(EXERCISE OBJECTIVE): Where a line contains the string "Write", copy that line.

[Collection entries]

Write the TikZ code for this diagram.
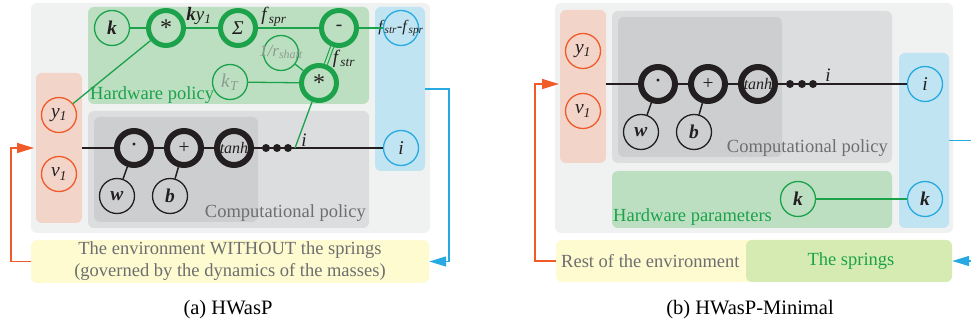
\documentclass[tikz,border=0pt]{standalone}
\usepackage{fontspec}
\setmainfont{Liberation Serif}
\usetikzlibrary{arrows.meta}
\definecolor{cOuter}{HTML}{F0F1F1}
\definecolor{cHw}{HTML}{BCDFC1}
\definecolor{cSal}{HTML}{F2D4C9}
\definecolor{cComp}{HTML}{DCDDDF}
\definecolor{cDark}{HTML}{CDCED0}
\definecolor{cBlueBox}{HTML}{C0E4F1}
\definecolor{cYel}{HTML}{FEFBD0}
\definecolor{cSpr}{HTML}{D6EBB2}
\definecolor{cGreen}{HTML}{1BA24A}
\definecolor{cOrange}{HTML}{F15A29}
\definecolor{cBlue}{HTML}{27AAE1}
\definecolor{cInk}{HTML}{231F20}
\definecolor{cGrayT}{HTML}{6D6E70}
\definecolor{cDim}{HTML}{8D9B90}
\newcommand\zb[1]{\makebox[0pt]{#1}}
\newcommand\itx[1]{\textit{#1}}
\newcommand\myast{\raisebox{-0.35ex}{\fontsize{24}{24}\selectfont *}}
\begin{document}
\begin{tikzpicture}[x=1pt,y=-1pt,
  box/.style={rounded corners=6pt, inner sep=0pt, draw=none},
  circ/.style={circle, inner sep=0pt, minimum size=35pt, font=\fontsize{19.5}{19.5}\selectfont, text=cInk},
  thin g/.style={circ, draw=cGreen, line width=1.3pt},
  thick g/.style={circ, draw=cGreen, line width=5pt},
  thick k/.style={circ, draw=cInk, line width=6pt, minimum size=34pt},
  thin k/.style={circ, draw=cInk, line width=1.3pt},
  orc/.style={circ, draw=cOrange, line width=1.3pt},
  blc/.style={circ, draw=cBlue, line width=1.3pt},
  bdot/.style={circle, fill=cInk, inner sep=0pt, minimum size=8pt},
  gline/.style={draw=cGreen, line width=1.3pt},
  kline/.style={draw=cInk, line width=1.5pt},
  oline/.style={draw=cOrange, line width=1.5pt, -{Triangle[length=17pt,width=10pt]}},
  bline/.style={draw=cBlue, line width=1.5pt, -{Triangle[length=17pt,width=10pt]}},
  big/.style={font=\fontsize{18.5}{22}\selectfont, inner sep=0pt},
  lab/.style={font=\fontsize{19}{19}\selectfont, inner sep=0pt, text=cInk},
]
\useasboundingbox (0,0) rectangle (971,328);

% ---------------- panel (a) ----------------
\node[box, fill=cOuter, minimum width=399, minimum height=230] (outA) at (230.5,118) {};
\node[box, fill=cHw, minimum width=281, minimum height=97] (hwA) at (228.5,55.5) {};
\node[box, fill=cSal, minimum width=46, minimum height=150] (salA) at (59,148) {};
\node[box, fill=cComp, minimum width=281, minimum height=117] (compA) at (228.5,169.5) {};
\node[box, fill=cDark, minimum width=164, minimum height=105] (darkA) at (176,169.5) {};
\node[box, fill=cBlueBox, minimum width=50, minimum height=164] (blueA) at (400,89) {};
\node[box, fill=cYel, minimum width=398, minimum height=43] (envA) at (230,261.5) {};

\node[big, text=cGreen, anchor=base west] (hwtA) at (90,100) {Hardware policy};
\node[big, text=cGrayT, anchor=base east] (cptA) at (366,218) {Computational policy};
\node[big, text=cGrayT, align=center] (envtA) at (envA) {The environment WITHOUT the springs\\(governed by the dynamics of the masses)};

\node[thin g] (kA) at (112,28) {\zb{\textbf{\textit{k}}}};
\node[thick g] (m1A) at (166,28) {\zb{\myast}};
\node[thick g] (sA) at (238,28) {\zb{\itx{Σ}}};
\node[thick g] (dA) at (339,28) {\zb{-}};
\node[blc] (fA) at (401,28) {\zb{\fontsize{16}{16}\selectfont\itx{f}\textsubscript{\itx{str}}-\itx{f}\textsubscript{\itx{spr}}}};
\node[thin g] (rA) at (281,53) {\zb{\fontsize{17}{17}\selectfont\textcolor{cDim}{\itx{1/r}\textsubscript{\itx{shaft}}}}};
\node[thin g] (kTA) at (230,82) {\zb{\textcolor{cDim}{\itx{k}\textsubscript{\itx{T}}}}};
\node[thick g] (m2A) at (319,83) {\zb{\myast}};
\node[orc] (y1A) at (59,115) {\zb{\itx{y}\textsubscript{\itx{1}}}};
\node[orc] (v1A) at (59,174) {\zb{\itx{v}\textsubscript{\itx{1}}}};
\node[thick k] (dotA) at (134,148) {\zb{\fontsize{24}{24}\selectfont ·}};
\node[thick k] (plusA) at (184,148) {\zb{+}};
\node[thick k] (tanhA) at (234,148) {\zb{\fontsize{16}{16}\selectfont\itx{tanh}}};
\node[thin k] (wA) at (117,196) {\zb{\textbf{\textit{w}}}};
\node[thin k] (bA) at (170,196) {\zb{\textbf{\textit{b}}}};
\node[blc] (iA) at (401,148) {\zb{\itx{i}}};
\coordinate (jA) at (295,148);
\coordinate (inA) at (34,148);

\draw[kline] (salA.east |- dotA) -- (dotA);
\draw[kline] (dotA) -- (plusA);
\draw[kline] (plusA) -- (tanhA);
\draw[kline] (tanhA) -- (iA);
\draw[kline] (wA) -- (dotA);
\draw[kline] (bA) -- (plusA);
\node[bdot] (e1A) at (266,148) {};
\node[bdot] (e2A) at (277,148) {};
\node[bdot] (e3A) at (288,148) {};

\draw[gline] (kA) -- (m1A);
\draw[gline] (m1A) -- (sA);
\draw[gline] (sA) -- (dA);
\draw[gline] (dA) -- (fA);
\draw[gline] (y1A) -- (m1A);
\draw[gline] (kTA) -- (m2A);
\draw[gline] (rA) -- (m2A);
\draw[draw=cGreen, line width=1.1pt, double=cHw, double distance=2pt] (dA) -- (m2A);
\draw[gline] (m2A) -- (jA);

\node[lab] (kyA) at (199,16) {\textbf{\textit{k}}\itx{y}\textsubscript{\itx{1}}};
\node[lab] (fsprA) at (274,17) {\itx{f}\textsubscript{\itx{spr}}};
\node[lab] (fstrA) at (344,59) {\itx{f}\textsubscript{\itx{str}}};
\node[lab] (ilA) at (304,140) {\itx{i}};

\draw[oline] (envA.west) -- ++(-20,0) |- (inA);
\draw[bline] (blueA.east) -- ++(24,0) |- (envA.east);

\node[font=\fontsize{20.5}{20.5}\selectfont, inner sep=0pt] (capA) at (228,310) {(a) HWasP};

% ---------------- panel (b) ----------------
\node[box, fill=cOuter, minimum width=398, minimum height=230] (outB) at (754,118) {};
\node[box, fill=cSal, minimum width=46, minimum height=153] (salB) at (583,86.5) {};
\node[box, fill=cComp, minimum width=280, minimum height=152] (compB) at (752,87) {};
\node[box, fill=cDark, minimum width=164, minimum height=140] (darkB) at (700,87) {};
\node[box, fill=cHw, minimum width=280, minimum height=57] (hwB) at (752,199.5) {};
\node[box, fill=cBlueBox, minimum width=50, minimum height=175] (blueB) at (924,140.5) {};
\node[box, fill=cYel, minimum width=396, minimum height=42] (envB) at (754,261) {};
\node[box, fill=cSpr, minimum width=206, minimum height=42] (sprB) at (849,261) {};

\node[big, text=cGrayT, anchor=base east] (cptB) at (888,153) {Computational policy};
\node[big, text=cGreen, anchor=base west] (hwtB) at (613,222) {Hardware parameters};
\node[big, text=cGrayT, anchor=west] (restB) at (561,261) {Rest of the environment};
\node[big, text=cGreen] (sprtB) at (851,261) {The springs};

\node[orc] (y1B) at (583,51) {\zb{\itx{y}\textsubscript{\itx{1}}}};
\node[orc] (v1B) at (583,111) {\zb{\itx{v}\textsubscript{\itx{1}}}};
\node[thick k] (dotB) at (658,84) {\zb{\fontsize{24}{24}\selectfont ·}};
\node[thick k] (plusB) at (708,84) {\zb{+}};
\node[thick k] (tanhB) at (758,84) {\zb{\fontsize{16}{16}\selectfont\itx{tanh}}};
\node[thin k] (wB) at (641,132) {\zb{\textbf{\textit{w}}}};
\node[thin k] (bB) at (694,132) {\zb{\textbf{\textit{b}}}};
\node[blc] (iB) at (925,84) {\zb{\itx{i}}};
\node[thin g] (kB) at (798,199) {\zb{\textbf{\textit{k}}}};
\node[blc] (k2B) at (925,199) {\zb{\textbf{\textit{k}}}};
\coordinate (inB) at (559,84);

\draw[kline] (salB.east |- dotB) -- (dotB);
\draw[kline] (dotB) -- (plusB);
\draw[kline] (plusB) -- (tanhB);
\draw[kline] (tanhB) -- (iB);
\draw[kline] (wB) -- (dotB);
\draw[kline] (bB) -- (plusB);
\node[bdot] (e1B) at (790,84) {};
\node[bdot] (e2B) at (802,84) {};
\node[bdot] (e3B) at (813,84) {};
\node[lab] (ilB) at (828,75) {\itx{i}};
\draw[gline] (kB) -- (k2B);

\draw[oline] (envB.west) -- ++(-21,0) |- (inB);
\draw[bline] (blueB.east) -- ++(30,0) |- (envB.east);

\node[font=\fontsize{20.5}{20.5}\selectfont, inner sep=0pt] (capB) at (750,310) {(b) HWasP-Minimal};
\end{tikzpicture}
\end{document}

==

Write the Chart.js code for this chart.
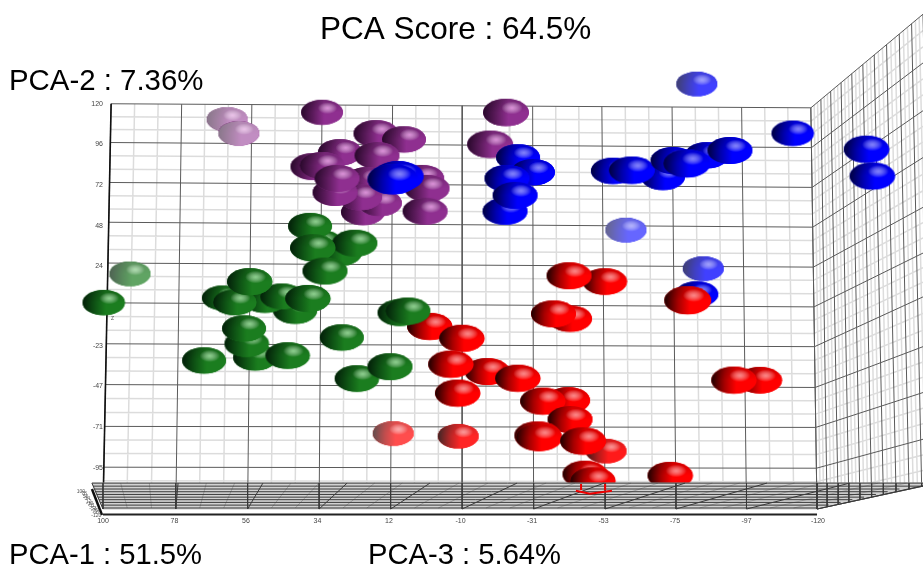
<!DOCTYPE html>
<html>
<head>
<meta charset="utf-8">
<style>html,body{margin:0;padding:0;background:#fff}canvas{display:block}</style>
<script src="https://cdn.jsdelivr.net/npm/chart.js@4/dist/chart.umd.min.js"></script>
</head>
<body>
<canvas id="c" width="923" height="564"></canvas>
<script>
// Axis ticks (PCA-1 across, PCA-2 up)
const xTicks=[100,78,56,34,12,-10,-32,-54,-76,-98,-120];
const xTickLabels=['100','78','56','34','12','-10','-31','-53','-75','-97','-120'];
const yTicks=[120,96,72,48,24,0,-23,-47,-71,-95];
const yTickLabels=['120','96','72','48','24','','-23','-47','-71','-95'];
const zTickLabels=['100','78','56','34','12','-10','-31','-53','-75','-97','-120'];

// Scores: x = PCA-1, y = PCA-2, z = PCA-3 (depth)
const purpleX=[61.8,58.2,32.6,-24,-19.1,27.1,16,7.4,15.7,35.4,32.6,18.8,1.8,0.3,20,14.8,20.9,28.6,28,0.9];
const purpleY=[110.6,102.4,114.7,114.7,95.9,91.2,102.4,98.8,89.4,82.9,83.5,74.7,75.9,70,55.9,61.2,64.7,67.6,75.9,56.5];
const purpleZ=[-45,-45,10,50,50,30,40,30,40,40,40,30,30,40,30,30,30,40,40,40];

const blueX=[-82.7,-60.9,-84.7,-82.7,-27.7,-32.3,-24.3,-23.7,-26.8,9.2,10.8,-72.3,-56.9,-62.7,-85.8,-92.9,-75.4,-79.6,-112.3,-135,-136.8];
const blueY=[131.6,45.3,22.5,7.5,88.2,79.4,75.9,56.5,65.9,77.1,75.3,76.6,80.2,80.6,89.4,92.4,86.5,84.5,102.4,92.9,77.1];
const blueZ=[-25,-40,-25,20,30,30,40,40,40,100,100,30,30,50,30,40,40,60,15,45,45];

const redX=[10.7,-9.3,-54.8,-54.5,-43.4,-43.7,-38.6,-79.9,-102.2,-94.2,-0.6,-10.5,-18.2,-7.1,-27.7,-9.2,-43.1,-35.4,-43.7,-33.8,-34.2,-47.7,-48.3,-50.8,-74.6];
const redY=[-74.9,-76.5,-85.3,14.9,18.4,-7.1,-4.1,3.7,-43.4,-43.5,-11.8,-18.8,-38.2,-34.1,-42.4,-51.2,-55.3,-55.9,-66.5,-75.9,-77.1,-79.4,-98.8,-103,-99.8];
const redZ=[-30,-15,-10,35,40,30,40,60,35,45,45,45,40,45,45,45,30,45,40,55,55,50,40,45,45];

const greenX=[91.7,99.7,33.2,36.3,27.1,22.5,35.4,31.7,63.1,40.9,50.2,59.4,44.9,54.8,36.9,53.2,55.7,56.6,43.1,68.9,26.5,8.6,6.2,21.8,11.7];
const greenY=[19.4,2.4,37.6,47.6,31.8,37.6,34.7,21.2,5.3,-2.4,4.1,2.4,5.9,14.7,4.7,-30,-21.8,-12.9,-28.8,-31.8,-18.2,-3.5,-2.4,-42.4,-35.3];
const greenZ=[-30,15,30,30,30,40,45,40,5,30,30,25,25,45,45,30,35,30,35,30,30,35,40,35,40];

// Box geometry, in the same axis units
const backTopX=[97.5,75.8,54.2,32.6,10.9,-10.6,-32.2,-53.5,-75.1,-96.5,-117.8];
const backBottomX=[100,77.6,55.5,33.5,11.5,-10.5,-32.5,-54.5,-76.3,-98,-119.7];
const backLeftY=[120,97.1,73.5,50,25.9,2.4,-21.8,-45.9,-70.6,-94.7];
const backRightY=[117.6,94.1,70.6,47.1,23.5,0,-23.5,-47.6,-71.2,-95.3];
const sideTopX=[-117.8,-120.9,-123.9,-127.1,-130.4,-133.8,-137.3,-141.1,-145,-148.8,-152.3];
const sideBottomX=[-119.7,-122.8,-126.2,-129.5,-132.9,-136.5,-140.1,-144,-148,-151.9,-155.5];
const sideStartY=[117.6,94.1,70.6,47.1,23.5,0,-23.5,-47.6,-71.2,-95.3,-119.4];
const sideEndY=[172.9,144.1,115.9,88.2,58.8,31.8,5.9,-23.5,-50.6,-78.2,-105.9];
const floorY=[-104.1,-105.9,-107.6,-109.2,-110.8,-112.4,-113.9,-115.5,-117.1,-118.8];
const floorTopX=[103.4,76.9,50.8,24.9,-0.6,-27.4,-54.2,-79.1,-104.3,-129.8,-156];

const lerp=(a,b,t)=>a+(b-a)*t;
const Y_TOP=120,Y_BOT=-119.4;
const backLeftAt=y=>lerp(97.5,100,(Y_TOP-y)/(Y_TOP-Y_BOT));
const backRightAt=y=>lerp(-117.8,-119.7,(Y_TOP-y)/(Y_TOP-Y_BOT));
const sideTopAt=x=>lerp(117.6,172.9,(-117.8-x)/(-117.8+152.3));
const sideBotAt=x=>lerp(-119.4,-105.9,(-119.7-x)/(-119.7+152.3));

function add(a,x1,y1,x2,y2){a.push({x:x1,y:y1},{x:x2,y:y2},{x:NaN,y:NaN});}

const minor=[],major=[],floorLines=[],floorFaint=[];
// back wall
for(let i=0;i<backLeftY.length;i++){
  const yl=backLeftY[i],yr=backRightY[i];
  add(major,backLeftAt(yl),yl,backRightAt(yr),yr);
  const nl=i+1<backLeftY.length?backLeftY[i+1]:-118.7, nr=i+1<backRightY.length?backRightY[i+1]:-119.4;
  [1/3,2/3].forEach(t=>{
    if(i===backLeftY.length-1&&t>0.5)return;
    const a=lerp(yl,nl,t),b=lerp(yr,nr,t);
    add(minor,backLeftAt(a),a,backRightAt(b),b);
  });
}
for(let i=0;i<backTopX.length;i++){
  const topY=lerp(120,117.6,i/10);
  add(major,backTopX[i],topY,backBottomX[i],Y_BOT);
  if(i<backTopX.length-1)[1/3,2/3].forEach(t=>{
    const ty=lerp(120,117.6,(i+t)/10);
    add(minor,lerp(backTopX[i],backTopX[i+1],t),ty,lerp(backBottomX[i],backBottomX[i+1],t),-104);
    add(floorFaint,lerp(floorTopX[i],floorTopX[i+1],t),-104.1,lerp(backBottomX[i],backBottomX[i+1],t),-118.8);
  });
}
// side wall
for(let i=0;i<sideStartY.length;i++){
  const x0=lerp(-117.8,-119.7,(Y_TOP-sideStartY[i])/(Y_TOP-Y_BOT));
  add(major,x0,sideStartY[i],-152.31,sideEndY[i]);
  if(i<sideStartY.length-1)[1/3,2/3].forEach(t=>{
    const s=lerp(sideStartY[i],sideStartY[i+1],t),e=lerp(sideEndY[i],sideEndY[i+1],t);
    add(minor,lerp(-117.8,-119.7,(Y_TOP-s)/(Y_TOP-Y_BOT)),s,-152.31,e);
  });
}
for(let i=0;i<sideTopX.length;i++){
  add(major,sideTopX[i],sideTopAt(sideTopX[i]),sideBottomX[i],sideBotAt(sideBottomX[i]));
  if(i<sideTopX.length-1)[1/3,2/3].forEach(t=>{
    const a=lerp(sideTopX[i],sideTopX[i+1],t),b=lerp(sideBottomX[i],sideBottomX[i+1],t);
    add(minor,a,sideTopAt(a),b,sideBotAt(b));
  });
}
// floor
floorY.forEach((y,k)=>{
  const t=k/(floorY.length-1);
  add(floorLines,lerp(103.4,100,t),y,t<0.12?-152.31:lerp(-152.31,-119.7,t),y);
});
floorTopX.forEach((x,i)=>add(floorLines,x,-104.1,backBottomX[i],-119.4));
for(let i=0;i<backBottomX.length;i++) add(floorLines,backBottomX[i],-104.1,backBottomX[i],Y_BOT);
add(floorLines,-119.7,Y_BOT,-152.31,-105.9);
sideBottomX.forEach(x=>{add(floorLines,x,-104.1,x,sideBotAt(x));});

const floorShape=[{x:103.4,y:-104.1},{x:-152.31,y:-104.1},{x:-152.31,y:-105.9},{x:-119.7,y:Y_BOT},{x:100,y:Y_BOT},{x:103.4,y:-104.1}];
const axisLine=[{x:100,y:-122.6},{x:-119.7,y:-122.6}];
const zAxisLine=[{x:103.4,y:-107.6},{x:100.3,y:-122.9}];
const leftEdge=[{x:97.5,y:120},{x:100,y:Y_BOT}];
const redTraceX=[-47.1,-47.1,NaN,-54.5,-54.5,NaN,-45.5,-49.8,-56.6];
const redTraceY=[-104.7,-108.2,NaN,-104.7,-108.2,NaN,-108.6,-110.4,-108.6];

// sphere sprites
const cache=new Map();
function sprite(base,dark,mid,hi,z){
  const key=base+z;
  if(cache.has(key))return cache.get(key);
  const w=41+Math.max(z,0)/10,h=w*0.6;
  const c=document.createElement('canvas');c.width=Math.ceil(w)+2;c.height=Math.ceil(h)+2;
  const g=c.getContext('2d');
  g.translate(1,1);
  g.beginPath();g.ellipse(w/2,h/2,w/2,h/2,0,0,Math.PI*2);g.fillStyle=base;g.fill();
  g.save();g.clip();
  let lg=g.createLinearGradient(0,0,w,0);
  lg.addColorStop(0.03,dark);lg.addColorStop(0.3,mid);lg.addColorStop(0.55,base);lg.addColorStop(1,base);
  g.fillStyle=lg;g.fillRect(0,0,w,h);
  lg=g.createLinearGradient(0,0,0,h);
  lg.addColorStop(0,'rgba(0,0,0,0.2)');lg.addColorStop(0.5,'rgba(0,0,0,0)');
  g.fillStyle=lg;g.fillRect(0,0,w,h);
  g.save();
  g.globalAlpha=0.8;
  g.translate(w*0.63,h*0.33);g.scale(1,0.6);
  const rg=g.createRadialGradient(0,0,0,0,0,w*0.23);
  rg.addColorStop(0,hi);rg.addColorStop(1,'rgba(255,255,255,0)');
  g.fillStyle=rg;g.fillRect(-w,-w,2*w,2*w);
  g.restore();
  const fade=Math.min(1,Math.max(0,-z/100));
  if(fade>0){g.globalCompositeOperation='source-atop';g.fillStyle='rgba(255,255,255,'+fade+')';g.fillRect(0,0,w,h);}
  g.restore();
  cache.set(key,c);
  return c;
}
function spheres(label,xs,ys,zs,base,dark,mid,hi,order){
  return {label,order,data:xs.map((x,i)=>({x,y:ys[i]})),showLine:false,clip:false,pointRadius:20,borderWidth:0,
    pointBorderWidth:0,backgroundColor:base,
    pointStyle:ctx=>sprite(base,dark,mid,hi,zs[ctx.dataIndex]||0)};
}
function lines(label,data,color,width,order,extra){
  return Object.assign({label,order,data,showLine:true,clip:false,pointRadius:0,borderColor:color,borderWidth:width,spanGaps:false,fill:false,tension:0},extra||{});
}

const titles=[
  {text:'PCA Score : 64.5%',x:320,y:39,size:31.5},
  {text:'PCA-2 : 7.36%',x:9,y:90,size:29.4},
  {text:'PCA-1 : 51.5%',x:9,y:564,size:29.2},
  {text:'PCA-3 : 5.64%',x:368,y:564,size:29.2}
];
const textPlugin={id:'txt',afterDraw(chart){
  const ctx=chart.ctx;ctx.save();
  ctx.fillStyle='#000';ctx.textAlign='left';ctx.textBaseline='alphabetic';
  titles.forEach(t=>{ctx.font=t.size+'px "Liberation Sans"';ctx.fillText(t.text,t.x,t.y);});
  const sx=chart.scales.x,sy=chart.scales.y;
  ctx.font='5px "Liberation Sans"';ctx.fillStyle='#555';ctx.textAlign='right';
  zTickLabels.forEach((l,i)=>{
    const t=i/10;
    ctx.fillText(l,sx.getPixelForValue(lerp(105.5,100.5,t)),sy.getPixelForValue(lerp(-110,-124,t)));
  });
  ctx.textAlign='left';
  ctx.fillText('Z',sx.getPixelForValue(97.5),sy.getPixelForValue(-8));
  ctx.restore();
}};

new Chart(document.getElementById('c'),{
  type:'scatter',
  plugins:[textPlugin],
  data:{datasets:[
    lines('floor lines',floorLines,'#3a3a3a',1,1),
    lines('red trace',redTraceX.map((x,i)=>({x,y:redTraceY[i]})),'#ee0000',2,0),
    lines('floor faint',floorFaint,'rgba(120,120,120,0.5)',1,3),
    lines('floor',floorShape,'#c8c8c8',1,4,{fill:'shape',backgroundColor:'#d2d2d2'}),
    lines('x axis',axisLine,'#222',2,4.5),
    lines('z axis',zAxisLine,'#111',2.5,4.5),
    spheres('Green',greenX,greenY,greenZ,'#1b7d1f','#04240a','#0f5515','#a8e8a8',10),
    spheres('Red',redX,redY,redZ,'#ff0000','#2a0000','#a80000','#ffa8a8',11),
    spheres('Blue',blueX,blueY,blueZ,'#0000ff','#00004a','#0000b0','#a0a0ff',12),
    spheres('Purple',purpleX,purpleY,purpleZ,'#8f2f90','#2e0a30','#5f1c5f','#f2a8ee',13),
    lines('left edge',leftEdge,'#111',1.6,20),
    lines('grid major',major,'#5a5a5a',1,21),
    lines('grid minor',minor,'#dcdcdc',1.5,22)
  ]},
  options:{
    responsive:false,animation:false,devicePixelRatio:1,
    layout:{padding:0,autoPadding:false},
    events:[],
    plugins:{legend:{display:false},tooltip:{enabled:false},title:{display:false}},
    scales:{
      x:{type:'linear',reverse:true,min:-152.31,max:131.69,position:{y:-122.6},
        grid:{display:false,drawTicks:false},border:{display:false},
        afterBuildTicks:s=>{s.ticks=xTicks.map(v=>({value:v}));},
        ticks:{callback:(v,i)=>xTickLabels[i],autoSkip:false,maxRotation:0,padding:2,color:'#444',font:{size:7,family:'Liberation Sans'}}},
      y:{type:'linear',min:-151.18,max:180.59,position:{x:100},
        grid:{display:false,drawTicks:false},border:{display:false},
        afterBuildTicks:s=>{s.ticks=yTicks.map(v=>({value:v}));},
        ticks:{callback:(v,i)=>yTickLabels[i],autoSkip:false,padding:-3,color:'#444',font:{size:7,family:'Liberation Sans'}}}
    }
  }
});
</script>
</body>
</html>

(ANSWER):
Write the TikZ code for this diagram.
Write the Chart.js code for this chart.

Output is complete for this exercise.